[Collected data]
┌──
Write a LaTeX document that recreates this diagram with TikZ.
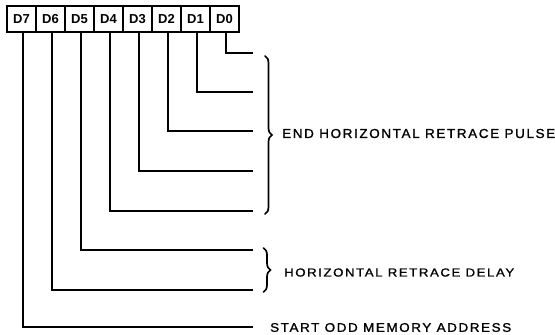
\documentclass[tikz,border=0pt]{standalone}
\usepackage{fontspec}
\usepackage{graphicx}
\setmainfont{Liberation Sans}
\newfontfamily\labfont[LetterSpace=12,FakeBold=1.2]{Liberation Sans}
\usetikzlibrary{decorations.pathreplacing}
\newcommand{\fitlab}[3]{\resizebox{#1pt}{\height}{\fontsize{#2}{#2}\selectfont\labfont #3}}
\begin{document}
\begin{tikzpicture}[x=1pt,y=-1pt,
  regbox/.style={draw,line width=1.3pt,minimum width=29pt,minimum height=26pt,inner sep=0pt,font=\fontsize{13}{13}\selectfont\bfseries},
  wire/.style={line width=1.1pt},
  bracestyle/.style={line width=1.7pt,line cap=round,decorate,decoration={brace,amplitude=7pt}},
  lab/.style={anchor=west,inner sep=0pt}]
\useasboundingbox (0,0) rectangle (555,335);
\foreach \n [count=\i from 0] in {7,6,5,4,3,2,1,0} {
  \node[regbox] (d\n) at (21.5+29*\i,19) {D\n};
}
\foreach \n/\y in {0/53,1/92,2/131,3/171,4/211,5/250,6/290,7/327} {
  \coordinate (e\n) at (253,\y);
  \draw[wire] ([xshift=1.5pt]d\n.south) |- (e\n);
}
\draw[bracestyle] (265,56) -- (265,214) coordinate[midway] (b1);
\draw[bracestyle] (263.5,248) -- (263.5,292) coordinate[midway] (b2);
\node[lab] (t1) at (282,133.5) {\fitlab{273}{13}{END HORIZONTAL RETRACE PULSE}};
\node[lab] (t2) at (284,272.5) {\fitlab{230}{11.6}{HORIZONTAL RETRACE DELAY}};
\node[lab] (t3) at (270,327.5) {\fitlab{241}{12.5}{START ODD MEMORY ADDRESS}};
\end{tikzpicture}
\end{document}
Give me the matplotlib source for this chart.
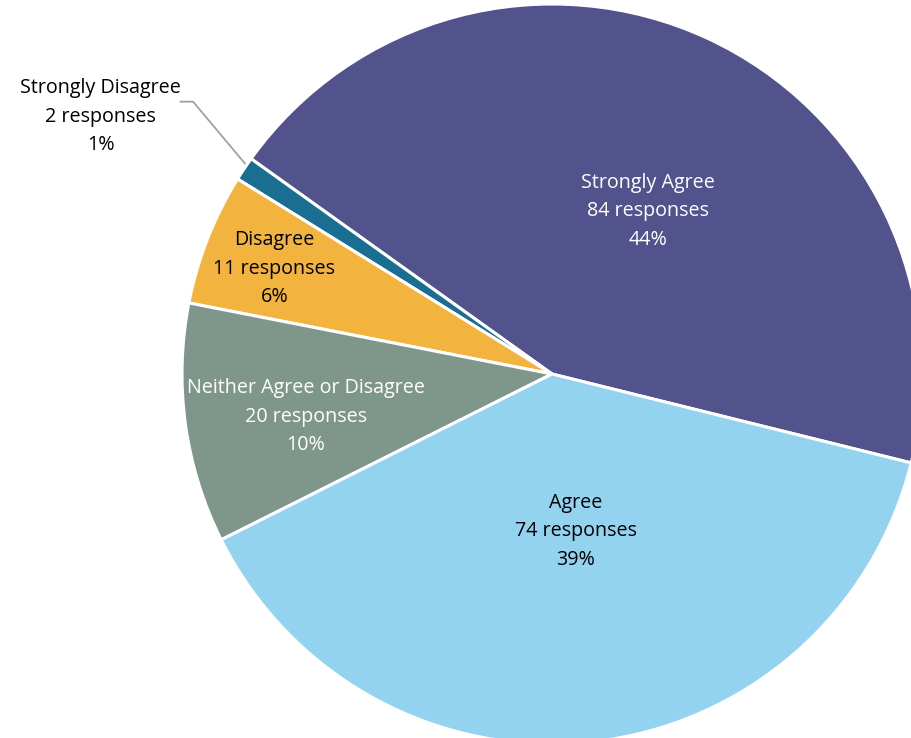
└──
--- STATED GOAL ---
Omit every image. Quote each record exactly.

--- IN RESPONSE ---
Write a LaTeX document that recreates this diagram with TikZ.
\documentclass[tikz,border=0pt]{standalone}
\usepackage{fontspec}
\usepackage{graphicx}
\setmainfont{Liberation Sans}
\newfontfamily\labfont[LetterSpace=12,FakeBold=1.2]{Liberation Sans}
\usetikzlibrary{decorations.pathreplacing}
\newcommand{\fitlab}[3]{\resizebox{#1pt}{\height}{\fontsize{#2}{#2}\selectfont\labfont #3}}
\begin{document}
\begin{tikzpicture}[x=1pt,y=-1pt,
  regbox/.style={draw,line width=1.3pt,minimum width=29pt,minimum height=26pt,inner sep=0pt,font=\fontsize{13}{13}\selectfont\bfseries},
  wire/.style={line width=1.1pt},
  bracestyle/.style={line width=1.7pt,line cap=round,decorate,decoration={brace,amplitude=7pt}},
  lab/.style={anchor=west,inner sep=0pt}]
\useasboundingbox (0,0) rectangle (555,335);
\foreach \n [count=\i from 0] in {7,6,5,4,3,2,1,0} {
  \node[regbox] (d\n) at (21.5+29*\i,19) {D\n};
}
\foreach \n/\y in {0/53,1/92,2/131,3/171,4/211,5/250,6/290,7/327} {
  \coordinate (e\n) at (253,\y);
  \draw[wire] ([xshift=1.5pt]d\n.south) |- (e\n);
}
\draw[bracestyle] (265,56) -- (265,214) coordinate[midway] (b1);
\draw[bracestyle] (263.5,248) -- (263.5,292) coordinate[midway] (b2);
\node[lab] (t1) at (282,133.5) {\fitlab{273}{13}{END HORIZONTAL RETRACE PULSE}};
\node[lab] (t2) at (284,272.5) {\fitlab{230}{11.6}{HORIZONTAL RETRACE DELAY}};
\node[lab] (t3) at (270,327.5) {\fitlab{241}{12.5}{START ODD MEMORY ADDRESS}};
\end{tikzpicture}
\end{document}
Give me the matplotlib source for this chart.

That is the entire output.